Une deuxième conclusion peut être tirée des études sur l’attention. Les expériences fondées sur le paradigme d’indiçage de Posner mettaient en jeu des processus centraux d’orientation de l’attention. En particulier, elles faisaient intervenir non seulement une orientation de l’attention exogène, mais aussi de l’attention endogène. Cependant, les résultats obtenus dans l’Expérience 8 et dans l’Expérience 6 suggèrent que la présence d’une perception auditive fantôme perturbe plutôt les mécanismes d’orientation de l’attention exogène que ceux de l’attention endogène, c’est-à-dire ceux responsables d’une orientation automatique. En effet, comparant les résultats obtenus dans la tâche de capture de l’attention et la tâche d’indiçage spatial, il apparaît, chez les acouphéniques, une perturbation dans le processus de base de l’orientation de l’attention qu’est l’engagement de l’attention. Ceci est cohérent avec l’idée que l’acouphène pourrait attirer et focaliser l’attention, entraînant des traitements cognitifs particuliers, ce qui engendrerait un biais dans le traitement d’autres stimulations (l’acouphène jouant un rôle de distracteur) et participerait au renforcement de son traitement par le système auditif, donc à sa pérennisation.
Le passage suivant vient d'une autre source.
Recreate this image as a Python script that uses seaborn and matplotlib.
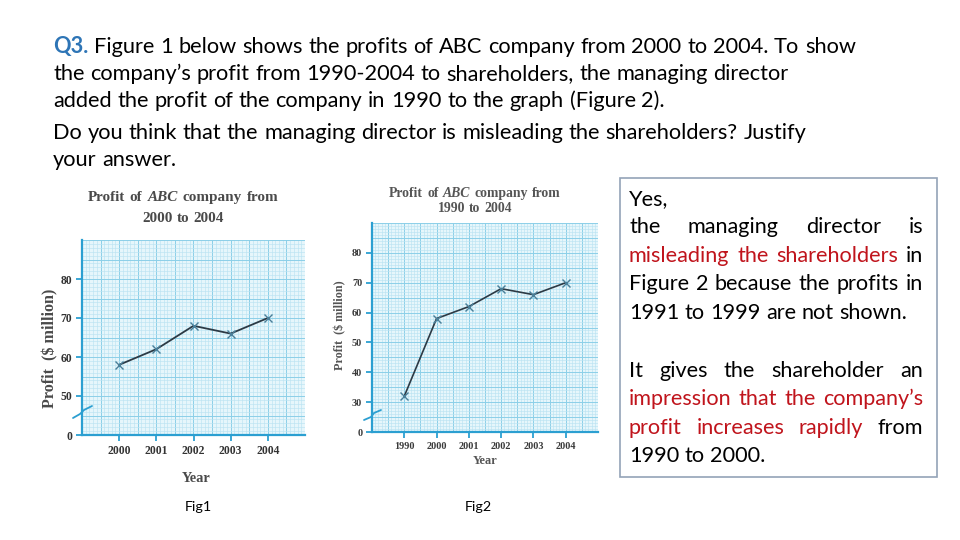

Cependant, bien que nos données soient en faveur de l’intervention de perturbations attentionnelles dans la pérennisation de l’acouphène, il apparaît aussi que d’autres facteurs doivent être présents pour renforcer le caractère invalidant de l’acouphène. En particulier, la cause de cette focalisation attentionnelle sur l’acouphène doit être élucidée. Tous les modèles explicatifs présentés dans le Chapitre I mettent l’accent sur le rôle probable d’un haut niveau d’éveil du signal de l’acouphène dans la pérennisation de ce symptôme, niveau d’éveil lui-même sous-tendu par l’acquisition d’une signification émotionnelle. C’est pourquoi tester ces hypothèses sera l’objet du chapitre suivant.